A: One common mistake I see in the weight room is kids jumping from one program to another or even picking random workouts each time they go into the weight room.

They may jump from performing higher repetition, lower weight set/rep schemes one day to lower rep, higher weight set/rep schemes the next. While it's great that these kids are in the weight room and doing something, jumping from one concept to another is not the most efficient way to build strength and those who remain consistent with a well-designed program tend to make greater gains.

The other mistake I often see is kids self-selecting weights that are either too heavy or too light. There will be times where kids want to max out on lifts every time they go to the gym.

This is not an effective way to get stronger. This is another reason why we like to use percentages of an individual's one repetition max to estimate appropriate weights for each lift and ensure the weights used for every set are appropriate and lead to more efficient gains.

Q: Is weight training safe for everyone - girls and boys?

A: There have been a lot of studies done comparing injury rates in various sports. With any activity we perform, the more hours we participate in an activity, the greater chance of injury. Injury rates per hour of activity in weightlifting tend to be significantly lower than most sports, including recreational running, regardless of gender. Because our program also uses weights based off each individual's one repetition max, we can also ensure that weights used are not too excessive.

I am often asked about strength training for younger athletes and while lifting before puberty may not lead to profound strength gains, it has not been found to be unsafe if properly supervised. Our bodies are exposed to higher loads when running and jumping compared to weightlifting.

Weightlifting is a great way to actually help prevent injury, because it improves our body's capacity to handle loads. We become more resilient when we gradually stress our body through weightlifting.

My job when coaching lifting, is to ensure everyone is completing lifts with appropriate form to reduce any risk. When performing lifts with proper form, utilizing appropriate loads, and avoiding sharp spikes in training volume, weightlifting is quite safe.

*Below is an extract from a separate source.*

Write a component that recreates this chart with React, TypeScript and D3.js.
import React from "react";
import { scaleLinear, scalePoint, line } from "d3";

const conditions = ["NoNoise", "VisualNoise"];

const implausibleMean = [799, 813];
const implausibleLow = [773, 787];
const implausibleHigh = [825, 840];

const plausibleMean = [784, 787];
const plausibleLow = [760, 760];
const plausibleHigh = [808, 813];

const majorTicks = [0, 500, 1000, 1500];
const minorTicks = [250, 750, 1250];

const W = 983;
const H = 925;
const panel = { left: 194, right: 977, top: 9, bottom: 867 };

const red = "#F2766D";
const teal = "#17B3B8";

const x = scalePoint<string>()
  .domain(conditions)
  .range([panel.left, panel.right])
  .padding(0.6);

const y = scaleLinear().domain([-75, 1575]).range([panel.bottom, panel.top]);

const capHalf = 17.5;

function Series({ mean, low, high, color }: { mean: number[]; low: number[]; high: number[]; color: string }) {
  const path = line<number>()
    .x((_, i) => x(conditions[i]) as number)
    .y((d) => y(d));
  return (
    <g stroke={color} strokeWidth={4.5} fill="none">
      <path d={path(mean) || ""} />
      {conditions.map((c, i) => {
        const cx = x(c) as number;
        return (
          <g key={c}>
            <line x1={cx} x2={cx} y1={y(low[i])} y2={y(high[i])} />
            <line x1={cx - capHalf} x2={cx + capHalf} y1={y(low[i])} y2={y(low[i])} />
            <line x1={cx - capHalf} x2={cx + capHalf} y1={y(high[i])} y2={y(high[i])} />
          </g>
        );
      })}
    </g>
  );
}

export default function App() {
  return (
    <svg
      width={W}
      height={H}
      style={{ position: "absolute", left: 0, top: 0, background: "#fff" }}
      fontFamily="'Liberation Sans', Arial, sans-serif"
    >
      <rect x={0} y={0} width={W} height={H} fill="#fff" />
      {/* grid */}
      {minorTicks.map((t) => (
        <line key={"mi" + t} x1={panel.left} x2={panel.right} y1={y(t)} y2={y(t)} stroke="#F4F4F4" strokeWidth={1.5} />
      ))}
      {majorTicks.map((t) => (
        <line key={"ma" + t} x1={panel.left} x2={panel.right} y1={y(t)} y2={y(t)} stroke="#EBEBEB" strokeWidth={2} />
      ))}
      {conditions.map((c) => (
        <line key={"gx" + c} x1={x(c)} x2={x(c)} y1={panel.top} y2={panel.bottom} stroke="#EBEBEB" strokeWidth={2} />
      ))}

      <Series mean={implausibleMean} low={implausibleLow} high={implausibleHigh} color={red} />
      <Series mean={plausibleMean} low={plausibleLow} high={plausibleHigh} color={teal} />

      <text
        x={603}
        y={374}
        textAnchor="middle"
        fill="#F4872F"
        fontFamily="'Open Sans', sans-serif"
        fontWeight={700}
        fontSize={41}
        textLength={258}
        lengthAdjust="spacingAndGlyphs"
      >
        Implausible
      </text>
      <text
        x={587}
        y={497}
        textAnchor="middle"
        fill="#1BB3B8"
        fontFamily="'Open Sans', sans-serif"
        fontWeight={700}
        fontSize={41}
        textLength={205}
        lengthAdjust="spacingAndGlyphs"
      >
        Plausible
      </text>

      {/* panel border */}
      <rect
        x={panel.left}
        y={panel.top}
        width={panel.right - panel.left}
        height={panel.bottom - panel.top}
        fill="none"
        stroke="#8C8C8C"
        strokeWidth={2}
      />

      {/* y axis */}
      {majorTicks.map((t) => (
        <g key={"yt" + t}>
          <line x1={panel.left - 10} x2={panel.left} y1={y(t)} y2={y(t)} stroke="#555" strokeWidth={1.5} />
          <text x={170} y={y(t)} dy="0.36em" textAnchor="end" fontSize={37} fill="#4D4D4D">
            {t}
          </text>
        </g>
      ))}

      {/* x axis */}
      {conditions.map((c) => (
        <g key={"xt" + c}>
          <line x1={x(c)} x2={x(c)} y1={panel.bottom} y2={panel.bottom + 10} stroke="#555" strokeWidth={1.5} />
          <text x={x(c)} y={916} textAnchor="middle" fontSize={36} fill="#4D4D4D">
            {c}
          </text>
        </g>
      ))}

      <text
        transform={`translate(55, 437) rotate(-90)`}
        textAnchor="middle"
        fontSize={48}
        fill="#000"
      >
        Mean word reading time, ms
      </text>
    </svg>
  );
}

Some recent graduates of Mid-Prairie gave testimonials about our strength program and Jeff.

“The Mid-Prairie weight room has been a place where I grew not just physically, but mentally. I built many new relationships over the years that I never would have thought to find, and had an amazing support system. Jeff along with others showed what supporting one another looks like. Jeff encourages you to try new things, throw around new weights, build new relationships, and keep showing up for yourself. The weight room has taught me so much about discipline and self-respect, but I couldn't have done it without the support.”

-Ali Bolanos, Class of 2023

“Jeff is very knowledgeable in all aspects of weight and speed training and truly cares about our success and safety. I became a much better athlete because of Jeff and the program that he had us follow. He is always open to questions and will give you honest answers to help you improve in whatever aspect you are wanting to improve in. He had a great impact on me as an athlete, and I owe much of my success to Jeff and the training he put me through.”

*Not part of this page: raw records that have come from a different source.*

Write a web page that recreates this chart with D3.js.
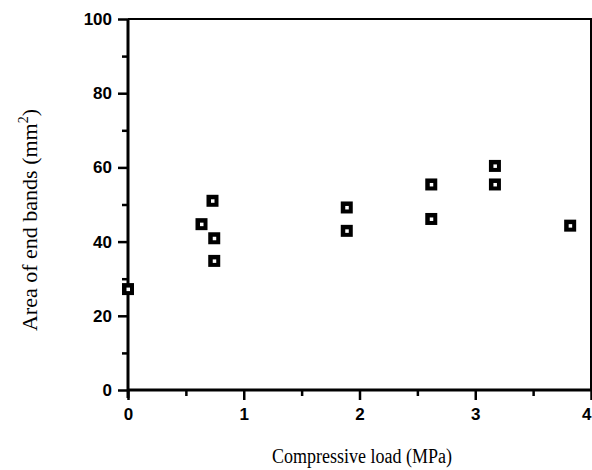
<!DOCTYPE html>
<html>
<head>
<meta charset="utf-8">
<script src="https://cdn.jsdelivr.net/npm/d3@7"></script>
<style>
  body { margin: 0; background: #fff; }
</style>
</head>
<body>
<div id="chart"></div>
<script>
// values
const loads = [0, 0.73, 0.635, 0.745, 0.745, 1.89, 1.89, 2.62, 2.62, 3.17, 3.17, 3.82];
const areas = [27.2, 51.0, 44.7, 40.9, 34.8, 49.2, 42.9, 55.4, 46.1, 60.4, 55.4, 44.3];
const xTicks = [0, 1, 2, 3, 4];
const yTicks = [0, 20, 40, 60, 80, 100];
const xMinor = [0.5, 1.5, 2.5, 3.5];
const yMinor = [10, 30, 50, 70, 90];

const W = 592, H = 470;
const margin = { top: 19, right: 1, bottom: 80, left: 128 };

const svg = d3.select("#chart").append("svg")
    .attr("width", W)
    .attr("height", H);

const x = d3.scaleLinear().domain([0, 4]).range([margin.left, W - margin.right]);
const y = d3.scaleLinear().domain([0, 100]).range([H - margin.bottom, margin.top]);

const tickFont = "'Liberation Sans', Arial, sans-serif";
const titleFont = "'Liberation Serif', 'Times New Roman', serif";

// frame (top and right)
svg.append("path")
    .attr("d", `M${x(0)},${y(100)}H${x(4)}V${y(0)}`)
    .attr("fill", "none")
    .attr("stroke", "#000")
    .attr("stroke-width", 2);

// x axis
const xAxis = svg.append("g")
    .attr("transform", `translate(0,${y(0)})`)
    .call(d3.axisBottom(x).tickValues(xTicks).tickFormat(d3.format("d")).tickSize(10).tickPadding(8));
svg.append("g")
    .attr("transform", `translate(0,${y(0)})`)
    .call(d3.axisBottom(x).tickValues(xMinor).tickFormat("").tickSize(6))
    .call(g => g.select(".domain").remove());

// y axis
const yAxis = svg.append("g")
    .attr("transform", `translate(${x(0)},0)`)
    .call(d3.axisLeft(y).tickValues(yTicks).tickSize(10).tickPadding(6));
svg.append("g")
    .attr("transform", `translate(${x(0)},0)`)
    .call(d3.axisLeft(y).tickValues(yMinor).tickFormat("").tickSize(6))
    .call(g => g.select(".domain").remove());

svg.selectAll(".domain").attr("stroke-width", 3).attr("stroke", "#000");
svg.selectAll(".tick line").attr("stroke-width", 2.5).attr("stroke", "#000");
svg.selectAll(".tick text")
    .attr("font-family", tickFont)
    .attr("font-size", 17)
    .attr("font-weight", "bold")
    .attr("fill", "#000");
xAxis.selectAll(".domain").attr("d", `M${x(0)},0H${x(4)}`);
yAxis.selectAll(".domain").attr("d", `M0,${y(0) + 8}V${y(100)}`);
// last x label sits at the edge, keep it inside
xAxis.selectAll(".tick text").filter(d => d === 4).attr("text-anchor", "end").attr("dx", 0);

// points
const s = 12;
const pts = svg.append("g").selectAll("g")
    .data(loads.map((l, i) => ({ load: l, area: areas[i] })))
    .enter()
    .append("g")
    .attr("transform", d => `translate(${x(d.load)},${y(d.area)})`);
pts.append("rect")
    .attr("x", -s / 2).attr("y", -s / 2)
    .attr("width", s).attr("height", s)
    .attr("fill", "#000");
pts.append("rect")
    .attr("x", -1.5).attr("y", -1.5)
    .attr("width", 3.5).attr("height", 3.5)
    .attr("fill", "#fff");

// axis titles
svg.append("text")
    .attr("transform", "translate(362,463) scale(1,1.2)")
    .attr("text-anchor", "middle")
    .attr("font-family", titleFont)
    .attr("font-size", 18)
    .text("Compressive load (MPa)");

const yt = svg.append("text")
    .attr("transform", "translate(37,220) rotate(-90)")
    .attr("text-anchor", "middle")
    .attr("font-family", titleFont)
    .attr("font-size", 22);
yt.append("tspan").text("Area of end bands (mm");
yt.append("tspan").attr("font-size", 14).attr("dy", -9).text("2");
yt.append("tspan").attr("dy", 9).text(")");
</script>
</body>
</html>
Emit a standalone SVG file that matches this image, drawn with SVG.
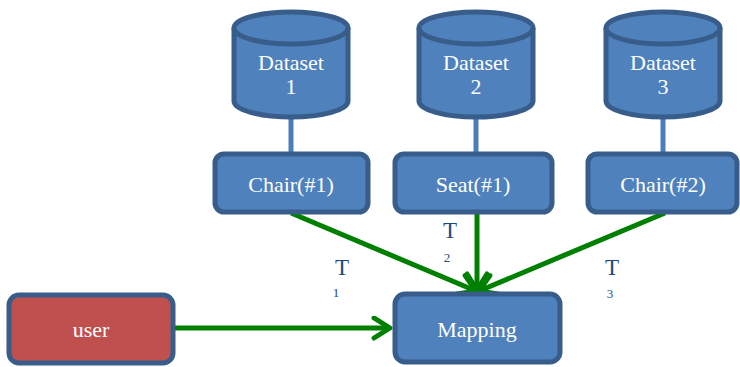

-Will Cavanagh, Class of 2022

“When you put in the effort, do all the lifts, and show up three or four days a week, the program works, which is one thing I like about it. Jeff is very knowledgeable about lifting and is very helpful when you have a question. You need to be willing to ask the question, though. Working hard was a majority of how I got better in high school and lifting was a large part of that. Lifting is a great way to improve during the off-season when you're not doing a sport.”